In practice, the shared key is then used to encrypt a symmetric key, which can be sent securely to the other party. This symmetric key, which has been exchanged securely, can now be used to encrypt and decrypt data on both sides.
Diffie-Hellman allows you to benefit from the faster performance of symmetrical encryption, while enjoying the increased security of asymmetrical encryption.
Key Length
The longer a key is, the more difficult it is to break the key. An increase of one bit in key length doubles the number of possible keys that can be created. Thus, security is increased by using longer keys. However, the tradeoff is that performance is decreased because it takes longer to process the lengthier keys.
Because the cryptography methods are different, public and private (secret) keys of the same length do not provide the same security. Public key encryption provides more security relative to the number of bits in the key. Table 9.1 shows the equivalences.
| Key Length | Public Key (Asymmetric) |
|---|---|
| 56 bits | 384 bits |
| 64 bits | 512 bits |
| 80 bits | 768 bits |
| 128 bits | 2,304 bits |
Key Lifetime
The longer a particular key exists and is in use, the more likely it can be compromised. Dynamic key generation, as implemented in IPSec, addresses this problem by generating new keys at specified intervals.
For example, if the key lifetime is set to five minutes, a new key is generated every five minutes during the communications session. Using multiple keys in this manner adds security because even if an unauthorized person obtained the key, he could decrypt only part of the communication. This is appropriate for short-term keys (session keys) and increases security during the transaction.

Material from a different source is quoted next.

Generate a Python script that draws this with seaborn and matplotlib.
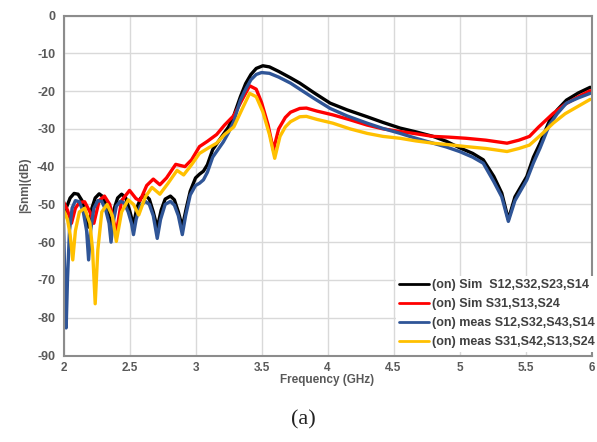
import numpy as np
import pandas as pd
import matplotlib
matplotlib.use("Agg")
import matplotlib.pyplot as plt
import seaborn as sns

# ---- data ----
labels = ["(on) Sim  S12,S32,S23,S14", "(on) Sim S31,S13,S24",
          "(on) meas S12,S32,S43,S14", "(on) meas S31,S42,S13,S24"]
colors = ["#000000", "#ff0000", "#2f5597", "#ffc000"]

f_sim12 = [2.00, 2.02, 2.05, 2.08, 2.11, 2.14, 2.165, 2.19, 2.215, 2.24, 2.27, 2.30, 2.33, 2.36,
           2.385, 2.41, 2.44, 2.47, 2.50, 2.53, 2.555, 2.585, 2.62, 2.65, 2.68, 2.71, 2.74, 2.77,
           2.81, 2.84, 2.87, 2.90, 2.93, 2.96, 3.00, 3.03, 3.06, 3.09, 3.13, 3.17, 3.21, 3.25,
           3.29, 3.34, 3.38, 3.42, 3.46, 3.51, 3.56, 3.63, 3.72, 3.79, 3.90, 4.02, 4.15, 4.30,
           4.42, 4.55, 4.67, 4.80, 4.90, 5.00, 5.10, 5.18, 5.26, 5.32, 5.37, 5.42, 5.51, 5.56,
           5.61, 5.68, 5.74, 5.81, 5.90, 5.99]
s_sim12 = [-53.5, -51, -48.3, -47.1, -47.3, -49, -52, -56, -51, -48.3, -47.2, -48, -51, -55.5,
           -51, -48.3, -47.3, -48.2, -51.5, -55.5, -51, -48.3, -47.6, -48.6, -52, -56.2, -51.5, -48.6,
           -47.8, -48.8, -52, -56, -51, -46.5, -43, -42, -41.2, -39.5, -35.5, -33.5, -31.5, -29.5,
           -26.5, -21.5, -18, -15.6, -14, -13.3, -13.6, -14.8, -16.5, -17.9, -20.5, -23.2, -25, -26.8,
           -28.3, -29.8, -30.8, -32, -33.3, -35, -36.5, -38.2, -42.6, -47, -54, -48, -42.6, -37.5,
           -33.8, -28, -25, -22.4, -20.5, -19]

f_sim31 = [2.00, 2.03, 2.06, 2.09, 2.12, 2.16, 2.20, 2.23, 2.27, 2.31, 2.35, 2.40, 2.44, 2.50,
           2.55, 2.58, 2.63, 2.68, 2.73, 2.78, 2.85, 2.92, 2.97, 3.03, 3.09, 3.16, 3.22, 3.29,
           3.35, 3.41, 3.46, 3.50, 3.55, 3.59, 3.63, 3.68, 3.72, 3.79, 3.84, 3.92, 4.04, 4.17,
           4.30, 4.42, 4.55, 4.67, 4.80, 4.92, 5.05, 5.20, 5.36, 5.45, 5.53, 5.60, 5.71, 5.80,
           5.90, 5.99]
s_sim31 = [-49.3, -51.5, -55, -51, -49.5, -49.3, -52, -55, -49, -47.8, -50, -57.5, -49, -46.3,
           -48.5, -49, -45, -43.3, -44.8, -43, -39.4, -40, -38.2, -34.7, -33.3, -31.5, -29, -26.5,
           -22.5, -18.6, -19.5, -23, -29, -35.6, -30, -27, -25.6, -24.6, -24.5, -25.3, -26.3, -27.6,
           -29, -30, -30.7, -31.3, -32, -32.2, -32.5, -33, -33.8, -33, -32, -29.5, -25.9, -23.5,
           -21.5, -19.9]

f_meas12 = [2.00, 2.01, 2.02, 2.03, 2.045, 2.065, 2.09, 2.12, 2.15, 2.175, 2.19, 2.205, 2.23, 2.26,
            2.29, 2.32, 2.345, 2.36, 2.375, 2.40, 2.43, 2.46, 2.49, 2.515, 2.53, 2.55, 2.58, 2.62,
            2.65, 2.68, 2.71, 2.735, 2.77, 2.81, 2.84, 2.87, 2.90, 2.925, 2.96, 3.00, 3.03, 3.06,
            3.09, 3.13, 3.17, 3.21, 3.25, 3.29, 3.34, 3.38, 3.42, 3.46, 3.50, 3.56, 3.63, 3.72,
            3.79, 3.90, 4.02, 4.15, 4.30, 4.42, 4.55, 4.67, 4.80, 4.90, 5.00, 5.10, 5.18, 5.26,
            5.32, 5.37, 5.42, 5.51, 5.56, 5.61, 5.68, 5.74, 5.81, 5.90, 5.99]
s_meas12 = [-55, -70, -82.7, -70, -57, -51, -49, -49.3, -52, -57, -64.7, -57, -51, -49,
            -49.2, -51.5, -55, -60, -55, -50.5, -49.2, -49.6, -52, -55, -58, -54, -50.5, -49.2,
            -50, -53, -59, -54, -50, -49.2, -50.2, -53, -58, -53, -47.5, -45, -44.4, -43.5,
            -41.5, -37.5, -35.5, -33.5, -31, -28, -22.4, -19.5, -17, -15.6, -15.1, -15.3, -16.3, -17.9,
            -19.5, -22, -24.6, -26.6, -28.5, -29.9, -31.2, -32.5, -33.8, -34.8, -36, -37.5, -39.1, -44,
            -48, -54.5, -49, -43.5, -39, -35.1, -29, -26, -23.2, -21.8, -20.6]

f_meas31 = [2.00, 2.03, 2.05, 2.07, 2.09, 2.12, 2.16, 2.20, 2.22, 2.24, 2.26, 2.29, 2.33, 2.37,
            2.40, 2.44, 2.49, 2.53, 2.57, 2.62, 2.67, 2.73, 2.79, 2.86, 2.91, 2.97, 3.03, 3.10,
            3.16, 3.22, 3.29, 3.35, 3.41, 3.46, 3.51, 3.56, 3.60, 3.64, 3.68, 3.72, 3.79, 3.84,
            3.92, 4.04, 4.17, 4.30, 4.42, 4.55, 4.67, 4.80, 4.92, 5.05, 5.20, 5.36, 5.45, 5.53,
            5.62, 5.71, 5.80, 5.90, 5.99]
s_meas31 = [-51.5, -54, -58, -64.7, -57, -52, -51, -55, -62, -76.3, -62, -52, -50, -53,
            -59.8, -52, -48.8, -50, -52.8, -48, -45.5, -47.3, -44.5, -41, -42.2, -39.5, -36.5, -35,
            -33.8, -31.5, -29.5, -25, -20.6, -21.5, -25.5, -31.5, -37.8, -32, -29.5, -28.1, -26.8, -26.7,
            -27.5, -28.5, -30, -31.2, -32, -32.5, -33.2, -33.8, -34.2, -34.7, -35.2, -36, -35.2, -34.3,
            -31.5, -28.5, -26, -24, -22.2]

x_ticks = [2, 2.5, 3, 3.5, 4, 4.5, 5, 5.5, 6]
x_ticklabels = ["2", "2.5", "3", "3.5", "4", "4.5", "5", "5.5", "6"]
y_ticks = [0, -10, -20, -30, -40, -50, -60, -70, -80, -90]

# ---- build long table ----
frames = []
for lab, fx, sy in zip(labels, [f_sim12, f_sim31, f_meas12, f_meas31],
                       [s_sim12, s_sim31, s_meas12, s_meas31]):
    frames.append(pd.DataFrame({"Frequency": fx, "dB": sy, "series": lab}))
df = pd.concat(frames, ignore_index=True)

sns.set_style("whitegrid")
plt.rcParams["font.family"] = ["Liberation Sans", "DejaVu Sans"]

fig = plt.figure(figsize=(5.97, 4.42), dpi=100)
ax = fig.add_axes([0.1064, 0.1957, 0.8844, 0.7692])

txt = "#595959"
sns.lineplot(data=df, x="Frequency", y="dB", hue="series", hue_order=labels,
             palette=colors, sort=False, estimator=None, linewidth=2.4, ax=ax)
for ln in ax.get_lines():
    ln.set_solid_joinstyle("round")
    ln.set_solid_capstyle("round")

ax.set_xlim(2, 6)
ax.set_ylim(-90, 0)
ax.set_xticks(x_ticks)
ax.set_xticklabels(x_ticklabels)
ax.set_yticks(y_ticks)
ax.set_yticklabels([str(v) for v in y_ticks])
ax.tick_params(axis="both", length=0, labelsize=9, labelcolor=txt, pad=6)
for lbl in ax.get_xticklabels() + ax.get_yticklabels():
    lbl.set_fontweight("bold")
ax.tick_params(axis="x", labelsize=8.5, pad=5)

ax.grid(True, color="#d9d9d9", linewidth=1.0)
for sp in ax.spines.values():
    sp.set_color("#8c8c8c")
    sp.set_linewidth(1.5)

ax.set_xlabel("Frequency (GHz)", fontsize=8.5, fontweight="bold", color=txt, labelpad=0)
ax.set_ylabel("|Snm|(dB)", fontsize=8.5, fontweight="bold", color=txt, labelpad=4)

leg = ax.legend(loc="lower right", bbox_to_anchor=(1.02, 0.0), frameon=True,
                handlelength=2.4, handletextpad=0.2, labelspacing=0.55,
                borderpad=0.3, borderaxespad=0.3, prop={"weight": "bold", "size": 9})
leg.get_frame().set_facecolor("white")
leg.get_frame().set_edgecolor("none")
leg.get_frame().set_alpha(1.0)
for t in leg.get_texts():
    t.set_color("#404040")
for h in leg.get_lines():
    h.set_linewidth(2.0)

fig.text(0.508, 0.05, "(a)", ha="center", va="center", fontsize=16,
         family=["Liberation Serif", "DejaVu Serif"], color="#222222")

fig.savefig("out.png", dpi=100)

Some keys, such as the public key distributed for others to use to encrypt messages to you, have long lifetimes. These keys are not kept secret, so there is no need for frequent change. Public keys can remain the same for years.
If a private key is compromised, it should be revoked.
Distribution of Public Keys
Public keys can be distributed manually; that is, you can send your public key to the persons you want to send encrypted messages to you. The danger of this is that someone else could intercept the communication and substitute his own public key, representing it as yours. Then, when the party with whom you wanted to communicate securely encrypts messages with that substituted key, the intercepting party can decrypt the messages (intended for you) with his own private key.
A more secure way to distribute public keys is through a Public Key Infrastructure (described in detail later in the chapter), which uses certification authorities to validate the authenticity of a public key.
Backup of Private Keys
The loss of or damage to a private key can be a problem, so you may want to back up long-term keys (session keys and other short-term keys do not ever need to be backed up, as new keys can be generated quickly and easily).
Backups of private keys should be stored in a physically secure location so they cannot be compromised. The more copies of a key that exist, the greater the chance of compromise.
The most secure way to back up a key is to divide it into shares, each of which is stored in a different place.